Short problem
Copy out the listing that follows, exact in every word, and skip the images.

* BEGIN Dataset extract *

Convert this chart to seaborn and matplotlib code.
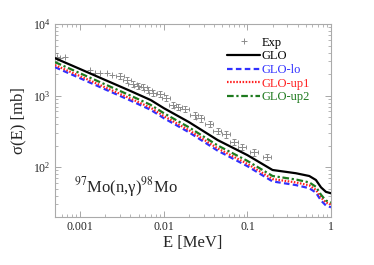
import pandas as pd
import seaborn as sns
import matplotlib.pyplot as plt
from matplotlib.lines import Line2D
from matplotlib.ticker import FixedLocator, FixedFormatter, LogLocator, NullFormatter

# model curves (E in MeV, sigma in mb)
energy = [0.0005, 0.001, 0.002, 0.004, 0.007, 0.01, 0.02, 0.044, 0.1, 0.2, 0.38, 0.55, 0.66, 0.76, 0.87, 1.0]
glo = [3340, 2350, 1650, 1160, 865, 668, 426, 239, 147, 91, 82, 75, 66, 52, 45, 43]
glo_up2 = [2940, 2050, 1430, 1000, 740, 568, 360, 201, 122, 75, 67, 61, 53, 41, 34, 32]
glo_up1 = [2670, 1870, 1300, 910, 675, 518, 328, 183, 111, 68, 61, 55.5, 48, 37.5, 32, 30]
glo_lo = [2500, 1750, 1220, 853, 631, 484, 307, 170, 103, 63, 56, 50.6, 44, 34, 29, 27.4]

# experimental points
exp_e = [0.000504, 0.000532, 0.000578, 0.000662, 0.00132, 0.00151, 0.00173, 0.00209, 0.0024, 0.003,
         0.00363, 0.00428, 0.0049, 0.00562, 0.00645, 0.0074, 0.009, 0.0106, 0.0128, 0.0147,
         0.0178, 0.0234, 0.0276, 0.0353, 0.044, 0.0562, 0.07, 0.0871, 0.121, 0.173]
exp_sig = [3930, 3450, 3340, 3450, 2275, 2065, 2065, 2065, 1936, 1875,
           1650, 1450, 1360, 1316, 1194, 1084, 1050, 923, 736, 690,
           647, 533, 484, 399, 319, 289, 224, 191, 162, 138]
exp_de = [0, 0, 0, 0, 0, 0, 0, 0, 0, 0.0003,
          0.0004, 0.0005, 0.0005, 0.0006, 0.0007, 0.0008, 0.001, 0.0012, 0.0014, 0.0016,
          0.002, 0.0026, 0.003, 0.004, 0.005, 0.006, 0.008, 0.01, 0.013, 0.019]
exp_ds = [0, 0, 0, 0, 0, 0, 0, 0, 0, 190,
          170, 150, 140, 135, 120, 110, 105, 95, 75, 70,
          65, 55, 50, 40, 33, 30, 23, 20, 17, 14]

xticks = [0.001, 0.01, 0.1, 1]
xticklabels = ['0.001', '0.01', '0.1', '1']

sns.set_style('ticks')
plt.rcParams['font.family'] = ['Liberation Serif', 'DejaVu Serif']
plt.rcParams['mathtext.fontset'] = 'stix'

df = pd.DataFrame({'E': energy, 'GLO': glo, 'GLO-lo': glo_lo,
                   'GLO-up1': glo_up1, 'GLO-up2': glo_up2})

fig = plt.figure(figsize=(3.74, 2.65), dpi=100)
ax = fig.add_axes([0.147, 0.181, 0.738, 0.728])

ax.errorbar(exp_e, exp_sig, xerr=exp_de, yerr=exp_ds, fmt='+', color='#8c8c8c',
            ms=4.5, mew=0.7, elinewidth=0.6, capsize=1.5, capthick=0.6, zorder=2)

curves = [('GLO', 'black', (None, None)),
          ('GLO-lo', '#3030ff', (2.5, 1.5)),
          ('GLO-up1', '#ff2020', (0.7, 0.7)),
          ('GLO-up2', '#1e7a1e', (3, 1.2, 1, 1.2))]
handles = [Line2D([], [], ls='none', marker='+', ms=4.5, mew=0.7, color='#8c8c8c')]
labels = ['Exp']
for name, col, dash in curves:
    sns.lineplot(data=df, x='E', y=name, ax=ax, color=col, lw=1.6, zorder=3)
    if dash[0] is not None:
        ax.lines[-1].set_dashes(dash)
    handles.append(ax.lines[-1])
    labels.append(name)

ax.set_xscale('log')
ax.set_yscale('log')
ax.set_xlim(0.0005, 1)
ax.set_ylim(20, 1e4)

ax.xaxis.set_major_locator(FixedLocator(xticks))
ax.xaxis.set_major_formatter(FixedFormatter(xticklabels))
ax.xaxis.set_minor_locator(LogLocator(base=10, subs=range(2, 10)))
ax.xaxis.set_minor_formatter(NullFormatter())
ax.yaxis.set_minor_locator(LogLocator(base=10, subs=range(2, 10)))
ax.yaxis.set_minor_formatter(NullFormatter())

ax.tick_params(which='both', direction='in', top=True, right=True, color='#999999',
               labelsize=8.5, pad=3)
ax.tick_params(which='major', length=4, width=0.6)
ax.tick_params(which='minor', length=2, width=0.5)
for s in ax.spines.values():
    s.set_color('#aaaaaa')
    s.set_linewidth(0.8)

ax.set_xlabel('E [MeV]', fontsize=12, labelpad=1)
ax.set_ylabel('σ(E) [mb]', fontsize=12, labelpad=5)

ax.text(0.07, 0.13, r'$^{97}$Mo(n,γ)$^{98}$Mo', transform=ax.transAxes, fontsize=12)

leg = ax.legend(handles, labels, loc='upper left',
                bbox_to_anchor=(0.625, 0.935), frameon=False, fontsize=9,
                handlelength=2.6, handletextpad=0.1, labelspacing=0.13,
                borderpad=0, borderaxespad=0)
for t, c in zip(leg.get_texts(), ['black', 'black', '#3030ff', '#ff2020', '#1e7a1e']):
    t.set_color(c)

fig.savefig('out.png', dpi=100)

* END Dataset extract *

Final answer
Convert this chart to seaborn and matplotlib code.
import pandas as pd
import seaborn as sns
import matplotlib.pyplot as plt
from matplotlib.lines import Line2D
from matplotlib.ticker import FixedLocator, FixedFormatter, LogLocator, NullFormatter

# model curves (E in MeV, sigma in mb)
energy = [0.0005, 0.001, 0.002, 0.004, 0.007, 0.01, 0.02, 0.044, 0.1, 0.2, 0.38, 0.55, 0.66, 0.76, 0.87, 1.0]
glo = [3340, 2350, 1650, 1160, 865, 668, 426, 239, 147, 91, 82, 75, 66, 52, 45, 43]
glo_up2 = [2940, 2050, 1430, 1000, 740, 568, 360, 201, 122, 75, 67, 61, 53, 41, 34, 32]
glo_up1 = [2670, 1870, 1300, 910, 675, 518, 328, 183, 111, 68, 61, 55.5, 48, 37.5, 32, 30]
glo_lo = [2500, 1750, 1220, 853, 631, 484, 307, 170, 103, 63, 56, 50.6, 44, 34, 29, 27.4]

# experimental points
exp_e = [0.000504, 0.000532, 0.000578, 0.000662, 0.00132, 0.00151, 0.00173, 0.00209, 0.0024, 0.003,
         0.00363, 0.00428, 0.0049, 0.00562, 0.00645, 0.0074, 0.009, 0.0106, 0.0128, 0.0147,
         0.0178, 0.0234, 0.0276, 0.0353, 0.044, 0.0562, 0.07, 0.0871, 0.121, 0.173]
exp_sig = [3930, 3450, 3340, 3450, 2275, 2065, 2065, 2065, 1936, 1875,
           1650, 1450, 1360, 1316, 1194, 1084, 1050, 923, 736, 690,
           647, 533, 484, 399, 319, 289, 224, 191, 162, 138]
exp_de = [0, 0, 0, 0, 0, 0, 0, 0, 0, 0.0003,
          0.0004, 0.0005, 0.0005, 0.0006, 0.0007, 0.0008, 0.001, 0.0012, 0.0014, 0.0016,
          0.002, 0.0026, 0.003, 0.004, 0.005, 0.006, 0.008, 0.01, 0.013, 0.019]
exp_ds = [0, 0, 0, 0, 0, 0, 0, 0, 0, 190,
          170, 150, 140, 135, 120, 110, 105, 95, 75, 70,
          65, 55, 50, 40, 33, 30, 23, 20, 17, 14]

xticks = [0.001, 0.01, 0.1, 1]
xticklabels = ['0.001', '0.01', '0.1', '1']

sns.set_style('ticks')
plt.rcParams['font.family'] = ['Liberation Serif', 'DejaVu Serif']
plt.rcParams['mathtext.fontset'] = 'stix'

df = pd.DataFrame({'E': energy, 'GLO': glo, 'GLO-lo': glo_lo,
                   'GLO-up1': glo_up1, 'GLO-up2': glo_up2})

fig = plt.figure(figsize=(3.74, 2.65), dpi=100)
ax = fig.add_axes([0.147, 0.181, 0.738, 0.728])

ax.errorbar(exp_e, exp_sig, xerr=exp_de, yerr=exp_ds, fmt='+', color='#8c8c8c',
            ms=4.5, mew=0.7, elinewidth=0.6, capsize=1.5, capthick=0.6, zorder=2)

curves = [('GLO', 'black', (None, None)),
          ('GLO-lo', '#3030ff', (2.5, 1.5)),
          ('GLO-up1', '#ff2020', (0.7, 0.7)),
          ('GLO-up2', '#1e7a1e', (3, 1.2, 1, 1.2))]
handles = [Line2D([], [], ls='none', marker='+', ms=4.5, mew=0.7, color='#8c8c8c')]
labels = ['Exp']
for name, col, dash in curves:
    sns.lineplot(data=df, x='E', y=name, ax=ax, color=col, lw=1.6, zorder=3)
    if dash[0] is not None:
        ax.lines[-1].set_dashes(dash)
    handles.append(ax.lines[-1])
    labels.append(name)

ax.set_xscale('log')
ax.set_yscale('log')
ax.set_xlim(0.0005, 1)
ax.set_ylim(20, 1e4)

ax.xaxis.set_major_locator(FixedLocator(xticks))
ax.xaxis.set_major_formatter(FixedFormatter(xticklabels))
ax.xaxis.set_minor_locator(LogLocator(base=10, subs=range(2, 10)))
ax.xaxis.set_minor_formatter(NullFormatter())
ax.yaxis.set_minor_locator(LogLocator(base=10, subs=range(2, 10)))
ax.yaxis.set_minor_formatter(NullFormatter())

ax.tick_params(which='both', direction='in', top=True, right=True, color='#999999',
               labelsize=8.5, pad=3)
ax.tick_params(which='major', length=4, width=0.6)
ax.tick_params(which='minor', length=2, width=0.5)
for s in ax.spines.values():
    s.set_color('#aaaaaa')
    s.set_linewidth(0.8)

ax.set_xlabel('E [MeV]', fontsize=12, labelpad=1)
ax.set_ylabel('σ(E) [mb]', fontsize=12, labelpad=5)

ax.text(0.07, 0.13, r'$^{97}$Mo(n,γ)$^{98}$Mo', transform=ax.transAxes, fontsize=12)

leg = ax.legend(handles, labels, loc='upper left',
                bbox_to_anchor=(0.625, 0.935), frameon=False, fontsize=9,
                handlelength=2.6, handletextpad=0.1, labelspacing=0.13,
                borderpad=0, borderaxespad=0)
for t, c in zip(leg.get_texts(), ['black', 'black', '#3030ff', '#ff2020', '#1e7a1e']):
    t.set_color(c)

fig.savefig('out.png', dpi=100)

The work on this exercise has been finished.